The rehearsal process for SDP is a long and tedious one. Economos explained that “a stipulation of the project is that it has to be 35 minutes long,” but the first draft of the script was the length of “an eighty-minute show.” Once the show is cut down to a certain degree, the ensemble can begin staging in the Studio Theater. Economos explained that she and the ensemble members then have to “stage the piece while simultaneously cutting the show just so that it can reach 35 minutes.” The challenge of this task is not only to make such significant cuts, but to also “represent everyone’s stories in a fair way.”

One particularly impressive element of the play is that, according to Economos, “Everything that is in the script in the final project is something that someone actually said during one of those interviews, and it’s about finding a way to allow those different interview subjects and their voice to have a dialogue with each other without being present at everyone’s interviews.” It is in fact the content of the interviews that lead the director and ensemble members to decide what topics to focus on, not the other way around.

Phan explained, “Going into the interviews, we didn’t really have any set questions that we wanted to ask, except for the leading one, which was ‘What does diversity mean to you?’ We just let the interviewees guide us along what they wanted to talk about and went with it.”  This process ensures that each year, the piece is unique, and every interviewee has a bit of their story being told.

Although the piece covers a variety of topics, one theme Economos personally hoped would shine through is activism at Muhlenberg. “The main goal for us was to say, ‘here’s the community that we have, here’s the community that you’re coming into, and here’s what you can do with it.’” This message would convey the opportunities for such activism on campus, and Economos hopes that particularly the incoming freshman know that “they can do that here with us. You don’t have to wait to do things. You can start doing it immediately.”

The performances seem to have had the profound impact on audience members who got to see them that Economos was hoping for. Kaelyn Kappes ’21 served as an Orientation Leader this year and was able to catch performances of this year’s play. Although she had seen the play as a freshman, she still “had been looking forward to seeing the show, because it always presents a mix of topics that [she is] well aware of and topics that have never crossed [her] mind.” The Diversity Project opens up room for dialogue where there might not have been previously, creating a rare atmosphere for incoming freshman and the rest of the Muhlenberg community as well. Through one part of the performance, the ‘privilege walk,’ Kappes explained that it really “puts into perspective how often we take our own privileges for granted and I always like watching the audience’s reaction during this part because the final tableau of the ‘race’ is a powerful image to see.”

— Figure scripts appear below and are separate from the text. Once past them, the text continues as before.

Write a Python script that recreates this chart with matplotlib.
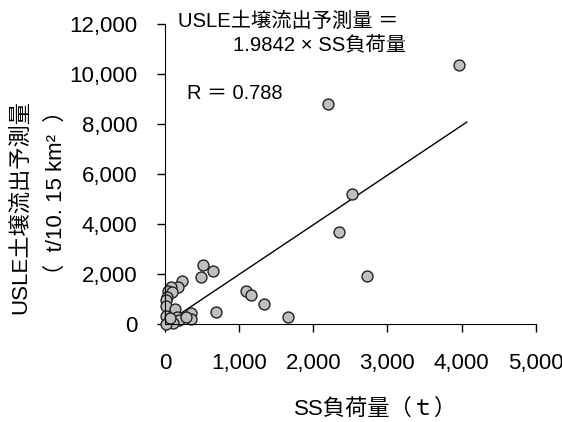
import numpy as np
import matplotlib
matplotlib.use("Agg")
import matplotlib.pyplot as plt

plt.rcParams["font.family"] = ["Liberation Sans", "Noto Sans CJK JP", "DejaVu Sans"]

# SS load (t) vs USLE predicted sediment yield (t/10.15 km2)
ss_load = [3972, 2196, 2528, 2352, 2722, 517, 644, 482, 1093, 1161,
           1332, 1660, 684, 347, 347, 233, 171, 77, 45, 99,
           31, 15, 15, 135, 10, 158, 193, 112, 10, 67, 283]
usle_pred = [10360, 8800, 5212, 3692, 1920, 2360, 2120, 1868, 1332, 1172,
             788, 268, 468, 452, 200, 1732, 1492, 1492, 1332, 1268,
             1092, 960, 720, 588, 332, 292, 160, 28, 10, 228, 268]
slope = 1.9842
r_value = 0.788
fit_x = [0, 4070]

fig = plt.figure(figsize=(5.62, 4.22), dpi=100)
ax = fig.add_axes([0.2936, 0.2322, 0.6596, 0.7109])

ax.plot(fit_x, [slope * v for v in fit_x], color="black", lw=1.0, zorder=1)
ax.scatter(ss_load, usle_pred, s=62, facecolor="#c0c0c0", edgecolor="#222222",
           linewidths=1.0, zorder=2, clip_on=False)

ax.set_xlim(0, 5000)
ax.set_ylim(0, 12000)
ax.set_xticks(range(0, 5001, 1000))
ax.set_yticks(range(0, 12001, 2000))
ax.xaxis.set_major_formatter(matplotlib.ticker.StrMethodFormatter("{x:,.0f}"))
ax.yaxis.set_major_formatter(matplotlib.ticker.StrMethodFormatter("{x:,.0f}"))
ax.tick_params(labelsize=16, length=6, width=1, pad=14, direction="out")
ax.tick_params(axis="x", pad=15)
ax.spines["top"].set_visible(False)
ax.spines["right"].set_visible(False)

ax.text(175, 12120, "USLE土壌流出予測量 ＝", fontsize=14.6, va="center", ha="left", clip_on=False)
ax.text(918, 11160, "1.9842 × SS負荷量", fontsize=14.6, va="center", ha="left", clip_on=False)
ax.text(297, 9240, "R ＝ %.3f" % r_value, fontsize=14.4, va="center", ha="left")

fig.text(0.036, 0.509, "USLE土壌流出予測量", rotation=90, fontsize=16, ha="center", va="center")
fig.text(0.1, 0.543, "（  t/10. 15 km²  ）", rotation=90, fontsize=16, ha="center", va="center")
fig.text(0.669, 0.031, "SS負荷量（ｔ）", fontsize=16, ha="center", va="center")

fig.savefig("out.png", dpi=100)
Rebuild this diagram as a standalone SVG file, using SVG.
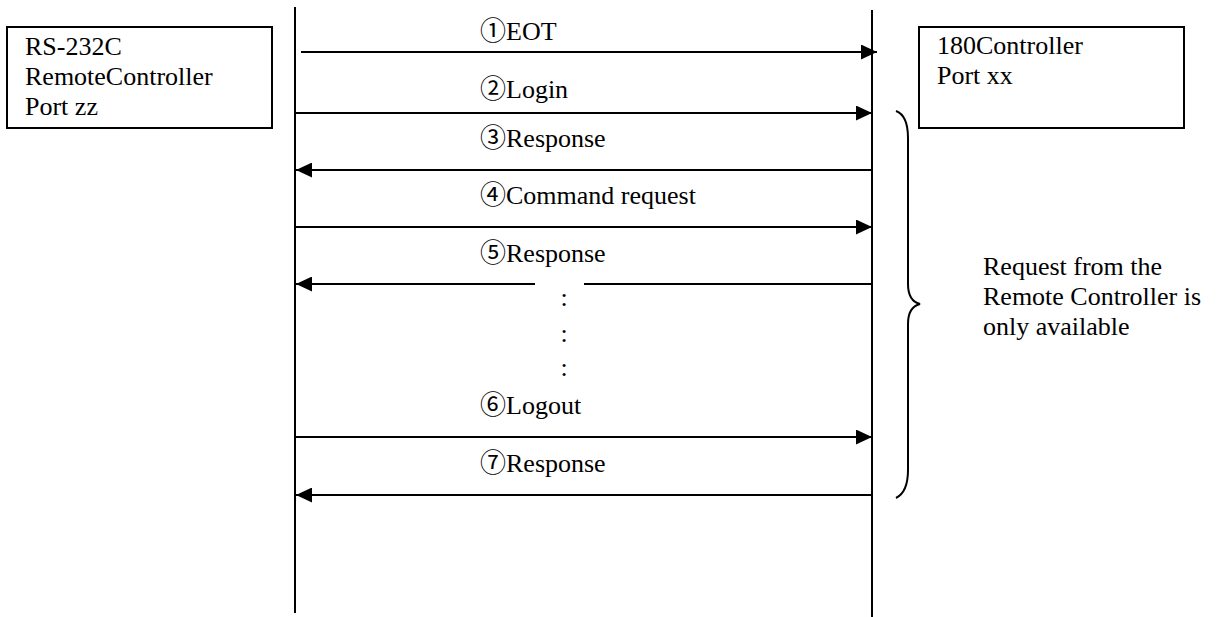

Ultimately, The Sedehi Diversity Project, as Phan explained, helped her to realize that “there is so much more to Muhlenberg behind what they tell you on tours or what they show you on brochures, whether that be pretty stuff or the ugly stuff,” even in her freshman year. To provide this information from the Muhlenberg community’s perspective is a special opportunity that the college has had for the last twelve years, and the feedback that the Sedehi Diversity Project receives truly brings to light how crucial it is to the unique student experience of this school.